Linked by Thom Holwerda on Wed 8th Aug 2012 06:23 UTC
Legal "The 2010 report, translated from Korean, goes feature by feature, evaluating how Samsung's phone stacks up against the iPhone. Authored by Samsung's product engineering team, the document evaluates everything from the home screen to the browser to the built in apps on both devices. In each case, it comes up with a recommendation on what Samsung should do going forward and in most cases its answer is simple: Make it work more like the iPhone." Pretty damning. We still need to know a few things: how many of these were actually implemented? How common are these types of comparisons (i.e., does Apple have them)? Are these protected by patents and the like? And, but that's largely irrelevant and mostly of interest to me because I'm a translator myself, who translated the document, and how well has he or she done the job?
Thread beginning with comment 530279
To view parent comment, click here.
To read all comments associated with this story, please click here.
RE[7]: Common practice
by akrosdbay on Wed 8th Aug 2012 13:04 UTC in reply to "RE[6]: Common practice"
akrosdbay
Member since:
2008-06-09

You are actually saying exactly what I mean: that there is no vacuum in which Apple created the iPhone. That's the whole point. The technology world is like a language, where every individual speaker adds to the language, and over time, it evolves. We would think someone crazy if he were to patent words and grammar that make up the language and start suing people for constructing different sentences using these words and grammar. If he were allowed to do this, it would cause massive damage to a language and the arts.

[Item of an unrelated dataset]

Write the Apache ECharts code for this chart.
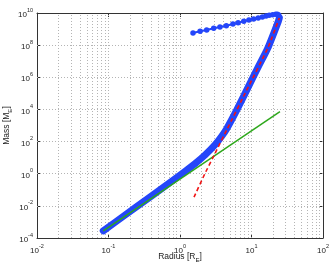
<!DOCTYPE html>
<html><head><meta charset="utf-8">
<script src="https://cdn.jsdelivr.net/npm/echarts/dist/echarts.min.js"></script>
<style>html,body{margin:0;padding:0;background:#fff}#c{width:332px;height:267px}</style>
</head><body><div id="c"></div>
<script>
// Blue curve: rising (dense, thick) part
const blueRiseR = [0.0845, 0.158, 0.38, 0.79, 1.17, 1.62, 2.24, 3.09, 3.83, 4.5, 6.21, 8.57, 12.6, 16.9, 23.7, 24.5];
const blueRiseM = [2.8e-4, 2.1e-3, 0.035, 0.38, 1.38, 4.2, 14.5, 63, 214, 630, 9.1e3, 1.6e5, 5e6, 6.6e7, 3.0e9, 5e9];
// Blue curve: returning (sparse markers) part
const blueBackR = [24.5, 24.0, 23.0, 21.8, 19.8, 17.7, 16.0, 14.2, 12.4, 10.7, 9.2, 7.8, 6.5, 5.5, 4.44, 3.62, 2.96, 2.36, 1.91, 1.52];
const blueBackM = [5e9, 7.5e9, 8.5e9, 8.3e9, 7.8e9, 7.2e9, 6.5e9, 5.6e9, 4.9e9, 4.2e9, 3.7e9, 3.05e9, 2.5e9, 2.07e9, 1.62e9, 1.35e9, 1.12e9, 8.8e8, 7.3e8, 5.7e8];
// Red dashed curve
const redR = [1.57, 2.24, 3.09, 4.5, 8.57, 16.9, 24.5];
const redM = [0.035, 1.06, 18.6, 525, 1.6e5, 6.6e7, 4.9e9];
// Green line
const greenR = [0.0845, 25];
const greenM = [2.8e-4, 7.2e3];
// Tick exponents
const xTickExponents = [-2, -1, 0, 1, 2];
const yTickExponents = [-4, -2, 0, 2, 4, 6, 8, 10];

const zip = (a, b) => a.map((v, i) => [v, b[i]]);
const BLUE = '#2446fa', GREEN = '#2ea81c', RED = '#f01414';
const FONT = 'Liberation Sans, Arial, Helvetica, sans-serif';

const xMinor = [];
for (let d = xTickExponents[0]; d < xTickExponents[xTickExponents.length - 1]; d++) {
  for (let k = 2; k <= 9; k++) xMinor.push(k * Math.pow(10, d));
}
const xMajor = xTickExponents.slice(1, -1).map(e => Math.pow(10, e));
const yMajor = yTickExponents.slice(1, -1).map(e => Math.pow(10, e));

const labelRich = {
  b: { fontSize: 8, fontFamily: FONT, color: '#222', verticalAlign: 'bottom', padding: [4, 0, 0, 0] },
  e: { fontSize: 5.5, fontFamily: FONT, color: '#222', verticalAlign: 'top' }
};
const fmt = v => '{b|10}{e|' + Math.round(Math.log10(v)) + '}';
const axisLine = { show: true, lineStyle: { color: '#333', width: 1 } };
const tick = { show: true, inside: true, length: 4, lineStyle: { color: '#333' } };
const gridStyle = { color: '#b4b4b4', type: [1, 2], width: 1 };
const nameStyle = { fontSize: 8.5, fontFamily: FONT, color: '#222', lineHeight: 13,
  rich: { sub: { fontSize: 6, fontFamily: FONT, color: '#222', verticalAlign: 'bottom' } } };

const chart = echarts.init(document.getElementById('c'), null, { renderer: 'canvas' });
chart.setOption({
  animation: false,
  backgroundColor: '#fff',
  grid: { left: 37, right: 9, top: 13, bottom: 29, containLabel: false, outerBoundsMode: 'none' },
  xAxis: [{
    type: 'log', logBase: 10, min: 0.01, max: 100, interval: 1,
    axisLine, axisTick: tick, splitLine: { show: false }, minorSplitLine: { show: false },
    axisLabel: { formatter: fmt, rich: labelRich, margin: 5 },
    name: 'Radius [R{sub|E}]', nameLocation: 'middle', nameGap: 12, nameMoveOverlap: false,
    nameTextStyle: nameStyle
  }, {
    type: 'log', logBase: 10, min: 0.01, max: 100, interval: 1, position: 'top',
    axisLine, axisTick: tick, splitLine: { show: false }, axisLabel: { show: false }
  }],
  yAxis: [{
    type: 'log', logBase: 10, min: 1e-4, max: 1e10, interval: 2,
    axisLine, axisTick: tick, splitLine: { show: false }, minorSplitLine: { show: false },
    axisLabel: { formatter: fmt, rich: labelRich, margin: 4 },
    name: 'Mass [M{sub|E}]', nameLocation: 'middle', nameGap: 24, nameMoveOverlap: false,
    nameTextStyle: nameStyle
  }, {
    type: 'log', logBase: 10, min: 1e-4, max: 1e10, interval: 2, position: 'right',
    axisLine, axisTick: tick, splitLine: { show: false }, axisLabel: { show: false }
  }],
  series: [{
    type: 'line', name: 'grid', data: [], z: 1, silent: true,
    markLine: { z: 1, silent: true, symbol: ['none', 'none'], label: { show: false },
      lineStyle: gridStyle,
      data: xMinor.concat(xMajor).map(v => ({ xAxis: v })).concat(yMajor.map(v => ({ yAxis: v }))) }
  }, {
    type: 'line', name: 'blueRise', data: zip(blueRiseR, blueRiseM), z: 10,
    showSymbol: false, symbol: 'none', smooth: 0.2,
    lineStyle: { color: BLUE, width: 7, cap: 'round', join: 'round' }
  }, {
    type: 'line', name: 'blueBack', data: zip(blueBackR, blueBackM), z: 10,
    symbol: 'circle', symbolSize: 5.5, itemStyle: { color: BLUE },
    lineStyle: { color: BLUE, width: 2 }
  }, {
    type: 'line', name: 'green', data: zip(greenR, greenM), z: 11,
    symbol: 'none', lineStyle: { color: GREEN, width: 1.5 }
  }, {
    type: 'line', name: 'red', data: zip(redR, redM), z: 12,
    symbol: 'none', smooth: 0.15, lineStyle: { color: RED, width: 1.6, type: [4, 3] }
  }]
});
</script>
</body></html>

Yet, that's exactly what Apple and Microsoft are doing, and we have people cheering them on for it. It boggles the mind.



So you are saying people should not copyright works of literature because language already existed. You would then have no problem if another site just took content of OSNews verbatim and started cloning it, right? Since you didn't invent any of the tech used to run this site or the English language itself.

Reply Parent Score: -1

RE[8]: Common practice
by drcouzelis on Wed 8th Aug 2012 14:00 in reply to "RE[7]: Common practice"
drcouzelis Member since:
2010-01-11

This lawsuit and Thom's comments are in regards to patents. Your comment, which is in regards to copyright, is irrelevant.

Reply Parent Score: 2

RE[8]: Common practice
by Thom_Holwerda on Wed 8th Aug 2012 14:41 in reply to "RE[7]: Common practice"
Thom_Holwerda Member since:
2005-06-29

So you are saying people should not copyright works of literature because language already existed. You would then have no problem if another site just took content of OSNews verbatim and started cloning it, right? Since you didn't invent any of the tech used to run this site or the English language itself.


You completely and utterly misunderstood everything I said.

I did not say people should not protect the sum of their work. I said they should not be able to protect the parts of that sum if they had no hand in inventing said parts. Apple is not attacking Samsung based on the overall iPhone, because it's pretty obvious the two are completely and utterly different. No, Apple is smarter than that, and is suing using the small parts. Apple is trying to stifle the competition using frivolous small parts - and not the sum.

In other words, your example is of no relevance. Your example would be of relevance if Samsung released the Epple yPhone S4 which looked identical to iOS and the iPhone 4S. However, that's not the case.

Reply Parent Score: 2

RE[9]: Common practice
by akrosdbay on Wed 8th Aug 2012 15:29 in reply to "RE[8]: Common practice"
akrosdbay Member since:
2008-06-09

[
Apple is not attacking Samsung based on the overall iPhone, because it's pretty obvious the two are completely and utterly different. No, Apple is smarter than that, and is suing using the small parts. Apple is trying to stifle the competition using frivolous small parts - and not the sum.


In other words Samsung is smarter than to copy Apple verbatim just like any plagiarist. So you are saying if one copies parts of a literary work and changes it slightly it is ok?

Colleges these days have sophisticated programs to detect these sorts of things so Students don't pass off other peoples work as theirs even if they lifted parts of it and changed a few things. Because doing so is unethical.

http://studentaffairs.stanford.edu/judicialaffairs/integrity/plagia...

What you described Samsung doing is akin to paraphrasing. Here is what George towns honor code says about that:

http://gervaseprograms.georgetown.edu/honor/system/53503.html

In other words it is dishonorable and unethical to pass even parts of anyone else's work as your own. Period.

In other words, your example is of no relevance. Your example would be of relevance if Samsung released the Epple yPhone S4 which looked identical to iOS and the iPhone 4S. However, that's not the case.


You can't be seriously saying that this is ok:
http://www.tuaw.com/2011/09/28/no-comment-proof-that-samsung-shamel...

The chargers, packaging etc look nearly identical. For once look at things objectively. If Samsung could get away with releasing a EyePhone they would.